December 9, 2014 at 3:26 pm

Your Majesties, Highnesses, and Excellencies, may God bless you.

Allow this 70-year-old man to welcome your Majesties, Highnesses and Excellencies in Doha, the capital of love, affection and respect.

You have come to Doha today to attend the 35th session of your esteemed summit with your busy agendas and we have hope and are optimistic about this. We, the Arab nation in the Gulf, look forward to your blessed summit which is being held in delicate regional and local conditions, amid rapid changes, challenges, and intertwining issues that require, first and foremost, pure hearts and consciences, unified positions, a comprehensive vision, deep analysis, clear policies, sound approaches, and effective movements.

Your Majesties, Highnesses, and Excellencies, the 35th GCC summit is being held today in Doha and you have strengthened the core of the Council, allowing it to overcome the stage of sensitivities that has no meaning, the secondary contradictions, the marginal and side issues, as well as the doubts and competition. All of these issues have hindered the Council’s moving towards achieving its supreme and honourable goals and have delayed the achievement of the “dream” for many years. The time has now come to take a look at ourselves, reconsider our history and be inspired by the aspirations of our united Gulf nation in order to progress to the future with confidence, awareness, and national will.

Our venerated leaders, our Arab Gulf is being surrounded by those seeking to do all of us harm; our nation, leaders, resources, and sovereignty. If we do not settle our issues, unify our ranks and positions, and rally our strengths, then we will be the losers in light of the current international and Arab circumstances.

In all of their speeches and statements, the GCC foreign ministers have reiterated that Iran poses a threat to the Gulf region and that it is interfering in these countries’ internal affairs. They have also said that such interferences have reached the waters of the Mediterranean Sea, passing through Iraq and Syria and reaching Lebanon, 10 turning south to Yemen and the Horn of Africa. By doing so, Iran has completely formed a ring of control around the Arab Gulf countries, and although we are addressing these risks, we have not taken any action to rein in Iran, or break the ring around us.

I know that Iraqi delegations, i.e. the Sunni Muslims, have moved around the Gulf looking for help to protect themselves from the unbearable oppression of the Dawa Party, the Iranian Shia militias and the Shia public who target villages and cities; no one, including humans, stones, animals, or fruit-bearing trees is spared.
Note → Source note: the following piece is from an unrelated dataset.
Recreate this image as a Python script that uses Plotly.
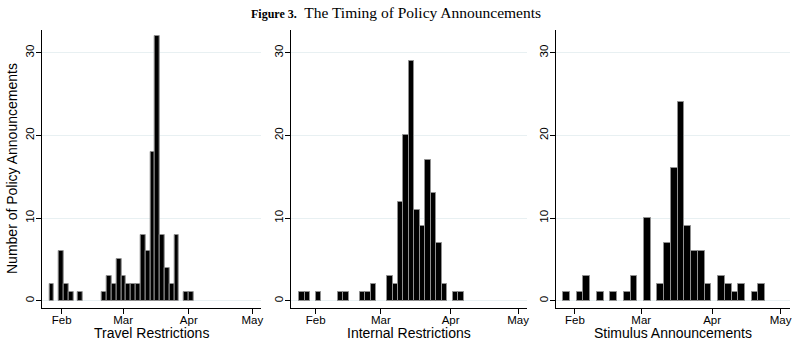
import pandas as pd
import plotly.graph_objects as go

# ---- data (histogram bin counts, 30 bins each) ----
panel_titles = ["Travel Restrictions", "Internal Restrictions", "Stimulus Announcements"]
travel_counts = [2, 0, 6, 2, 1, 0, 1, 0, 0, 0, 0, 1, 3, 2, 5, 3, 2, 2, 2, 8, 6, 18, 32, 8, 4, 2, 8, 0, 1, 1]
internal_counts = [1, 1, 0, 1, 0, 0, 0, 1, 1, 0, 0, 1, 1, 2, 0, 0, 3, 2, 12, 20, 29, 11, 9, 17, 13, 7, 2, 0, 1, 1]
stimulus_counts = [1, 0, 1, 3, 0, 1, 0, 1, 0, 1, 3, 0, 10, 0, 2, 7, 16, 24, 9, 6, 6, 2, 0, 3, 2, 1, 2, 0, 1, 2]
# first bin start (days after 2020-01-01) and bin width (days)
bin_starts = [25.16, 23.7, 25.88]
bin_widths = [2.268, 2.439, 2.945]
month_ticks = ["2020-02-01", "2020-03-01", "2020-04-01", "2020-05-01"]
month_labels = ["Feb", "Mar", "Apr", "May"]
y_ticks = [0, 10, 20, 30]
y_title = "Number of Policy Announcements"
fig_title = "<b style='font-size:12px'>Figure 3.</b>  The Timing of Policy Announcements"

# ---- layout geometry ----
W, H = 792, 345
x_ranges_days = [(21.56, 125.1), (20.0, 125.0), (22.7, 125.1)]
x_domains_px = [(41.7, 261), (291, 527), (556, 790)]
y_domain = ((H - 308) / H, (H - 30) / H)
y_range = [-0.88, 32.75]

base = pd.Timestamp("2020-01-01")


def day_to_date(d):
    return base + pd.Timedelta(days=d)


fig = go.Figure()
all_counts = [travel_counts, internal_counts, stimulus_counts]
font_family = "Liberation Sans, Arial, sans-serif"

for k, counts in enumerate(all_counts):
    start, w = bin_starts[k], bin_widths[k]
    centers = [day_to_date(start + (i + 0.5) * w) for i in range(len(counts))]
    xs = [c for c, v in zip(centers, counts) if v > 0]
    ys = [v for v in counts if v > 0]
    suffix = "" if k == 0 else str(k + 1)
    fig.add_trace(go.Bar(
        x=xs, y=ys, width=w * 86400000,
        marker=dict(color="black", line=dict(color="#8f8f8f", width=1)),
        xaxis="x" + suffix, yaxis="y" + suffix, showlegend=False, hoverinfo="skip",
    ))
    r0, r1 = x_ranges_days[k]
    d0, d1 = x_domains_px[k]
    xa = dict(
        domain=[d0 / W, d1 / W], anchor="y" + suffix, type="date",
        range=[day_to_date(r0).isoformat(), day_to_date(r1).isoformat()],
        tickvals=month_ticks, ticktext=month_labels,
        ticks="outside", ticklen=5, tickcolor="black", tickwidth=1,
        ticklabelstandoff=-4,
        showline=True, linecolor="black", linewidth=1, showgrid=False, zeroline=False,
        tickfont=dict(family=font_family, size=11.5, color="black"),
        automargin=False,
    )
    ya = dict(
        domain=list(y_domain), anchor="x" + suffix, range=y_range,
        tickvals=y_ticks, tickangle=-90,
        ticks="outside", ticklen=5, tickcolor="black", tickwidth=1,
        ticklabelstandoff=-3,
        showline=True, linecolor="black", linewidth=1,
        showgrid=True, gridcolor="#e8f0f2", gridwidth=1, zeroline=False,
        tickfont=dict(family=font_family, size=11.5, color="black"),
        automargin=False,
    )
    fig.layout["xaxis" + suffix] = xa
    fig.layout["yaxis" + suffix] = ya
    # x-axis title
    fig.add_annotation(
        text=panel_titles[k], x=(d0 + d1) / 2 / W, y=(H - 333) / H,
        xref="paper", yref="paper", xanchor="center", yanchor="middle", showarrow=False,
        font=dict(family=font_family, size=14, color="black"),
    )

fig.add_annotation(
    text=y_title, x=12 / W, y=(H - 169) / H, xref="paper", yref="paper",
    xanchor="center", yanchor="middle", textangle=-90, showarrow=False,
    font=dict(family=font_family, size=14, color="black"),
)

fig.add_annotation(
    text=fig_title, x=0.5, y=(H - 12) / H, xref="paper", yref="paper",
    xanchor="center", yanchor="middle", showarrow=False,
    font=dict(family="Liberation Serif, Times New Roman, serif", size=15.5, color="black"),
)

fig.update_layout(
    width=W, height=H, margin=dict(l=0, r=0, t=0, b=0),
    paper_bgcolor="white", plot_bgcolor="white", bargap=0,
)

fig.write_html("out.html", config={"displayModeBar": False},
               post_script="document.body.style.margin='0px';")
When these Iraqis came looking for help and support, they were told to “unite yourselves first”. Although this is true and they must unite, you are not working towards uniting the ranks of the Sunnis in Iraq just as Iran is uniting the ranks of the Shias in Iraq, Syria, and Lebanon as well as other areas. The unification of the Sunnis is a national, regional, and security necessity and it is your duty, our revered leaders.

Some may say that my speech is sectarian and that I am fuelling the fire of sectarianism, but on the other hand, Iran and its allies in Iraq and Lebanon have been using its media outlets, Friday prayer sermons, and the statements of its leaders to fuel the sectarian fire continuously; so why should we remain silent regarding their actions under the pretext of not wanting to provoke sectarianism?

Our brothers from the Jaafari doctrine who share our country and fate know that we are not targeting them at all; we are a part of them and they are a part of us and no one is preferred over the other. However, the truth is that whoever from them is loyal to the Iranian domination is not a part of us and must make the choice: either they are with us or with them.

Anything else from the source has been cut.